Toutes les pièces d’Émaux et camées sont composées avec un art maître de soi, que nulle surprise ne peut dérouter et pour qui la poésie n’a pas de secret. Elles sont construites selon un plan déterminé dont l’auteur ne s’écarte pas ; la rime, si difficile qu’elle peut se présenter, ne l’entraîne jamais hors de la voie qu’il s’est tracée, car il la force à obéir et elle obéit, venant, à point nommé, compléter sa pensée, selon la forme voulue et le rythme choisi… Dans ses poésies, aussi bien dans celles de la jeunesse que dans celles de l’âge mur, Gautier a une qualité rare, si rare, que je ne la rencontre, à l’état permanent, que chez lui : je veux parler de la correction grammaticale… De tous ceux qui sont entrés dans la famille dont Goethe, Schiller, Chateaubriand, Byron ont été les ancêtres, dont Victor Hugo a été le père, ceux-là seuls ont été supérieurs qui ont fait bande à part… J’ai déjà cité Théophile Gautier et Alfred de Musset, qui eurent à peine le temps d’être des disciples qu’ils étaient déjà des maîtres.

[Théophile Gautier ().]

Eugène Lintilhac

Après la Comédie de la Mort, véritable adieu au romantisme, il ouvre une voie nouvelle à l’art des vers.

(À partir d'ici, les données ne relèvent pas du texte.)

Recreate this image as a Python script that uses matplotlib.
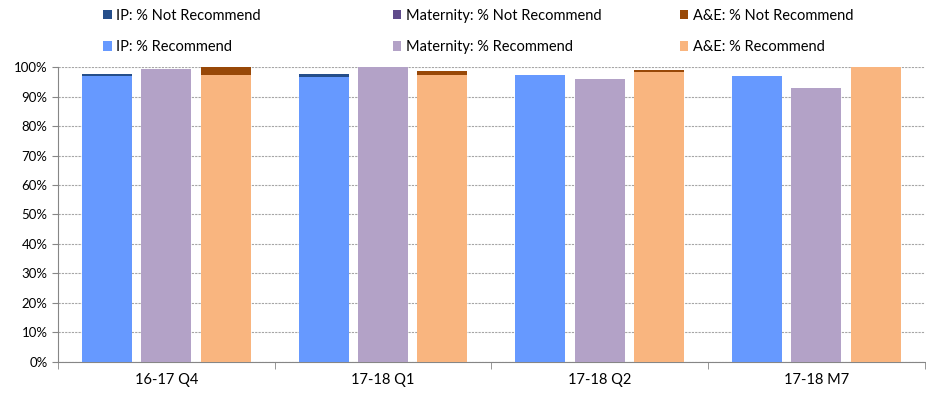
import numpy as np
import matplotlib.pyplot as plt
from matplotlib.ticker import PercentFormatter, FixedLocator, NullFormatter

plt.rcParams['font.family'] = ['Lato', 'DejaVu Sans']

# Data (fractions)
periods = ["16-17 Q4", "17-18 Q1", "17-18 Q2", "17-18 M7"]
ip_rec = [0.969, 0.967, 0.973, 0.969]
ip_not = [0.007, 0.008, 0.0, 0.0]
mat_rec = [0.993, 1.000, 0.960, 0.929]
mat_not = [0.0, 0.0, 0.0, 0.0]
ae_rec = [0.974, 0.972, 0.984, 1.000]
ae_not = [0.026, 0.014, 0.006, 0.0]

series = [
    ("IP", ip_rec, ip_not, "#6699FF", "#254E8A"),
    ("Maternity", mat_rec, mat_not, "#B3A2C7", "#5F4B8B"),
    ("A&E", ae_rec, ae_not, "#F9B57F", "#984807"),
]

fig = plt.figure(figsize=(9.26, 3.97), dpi=100)
ax = fig.add_axes([0.0626, 0.0882, 0.936, 0.743])

x = np.arange(len(periods))
offsets = [-0.274, 0.0, 0.274]
width = 0.23
legend_x = [0.111, 0.424, 0.734]
for (name, rec, nrec, c_rec, c_not), off, lx in zip(series, offsets, legend_x):
    h_rec = ax.bar(x + off, rec, width, color=c_rec, zorder=3,
                   label=f"{name}: % Recommend")
    h_not = ax.bar(x + off, nrec, width, bottom=rec, color=c_not, zorder=3,
                   label=f"{name}: % Not Recommend")
    # one legend column per service
    fig.legend(handles=[h_not, h_rec], loc='upper left',
               bbox_to_anchor=(lx, 0.978), frameon=False, fontsize=10.5,
               handlelength=0.6, handleheight=0.6, handletextpad=0.3,
               labelspacing=1.2, borderpad=0, borderaxespad=0)

ax.set_ylim(0, 1)
ax.set_xlim(-0.5, len(periods) - 0.5)
ax.set_yticks(np.arange(0, 1.01, 0.1))
ax.yaxis.set_major_formatter(PercentFormatter(1.0, decimals=0))
ax.grid(axis='y', linestyle=(0, (2, 1)), color='#A6A6A6', linewidth=0.8, zorder=0)

ax.set_xticks(x)
ax.set_xticklabels(periods, fontsize=10.5)
ax.tick_params(axis='x', length=0, pad=8)
ax.xaxis.set_minor_locator(FixedLocator(np.arange(-0.5, len(periods), 1.0)))
ax.xaxis.set_minor_formatter(NullFormatter())
ax.tick_params(axis='x', which='minor', length=5, color='#868686', direction='out')
ax.tick_params(axis='y', labelsize=9.5, length=4, color='#868686', direction='out')

for s in ['top', 'right']:
    ax.spines[s].set_visible(False)
for s in ['left', 'bottom']:
    ax.spines[s].set_color('#868686')

fig.savefig("out.png", dpi=100)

Il désencombre la poésie, qu’étouffait le moi lyrique. Il professe, pour la forme, un culte extraordinaire, fort heureux en somme, puisque ? grâce à lui, la raison reprend peu à peu sa place légitime, celle de frein dans les impulsions de l’imagination et de la sensibilité, et c’est là le vrai sens de la boutade : « Mes métaphores se tiennent, tout est là » ; c’est beaucoup du moins ; et comme on l’avait oublié autour de lui, Vigny et Sainte-Beuve exceptés !

[Précis historique et critique de la littérature française ().]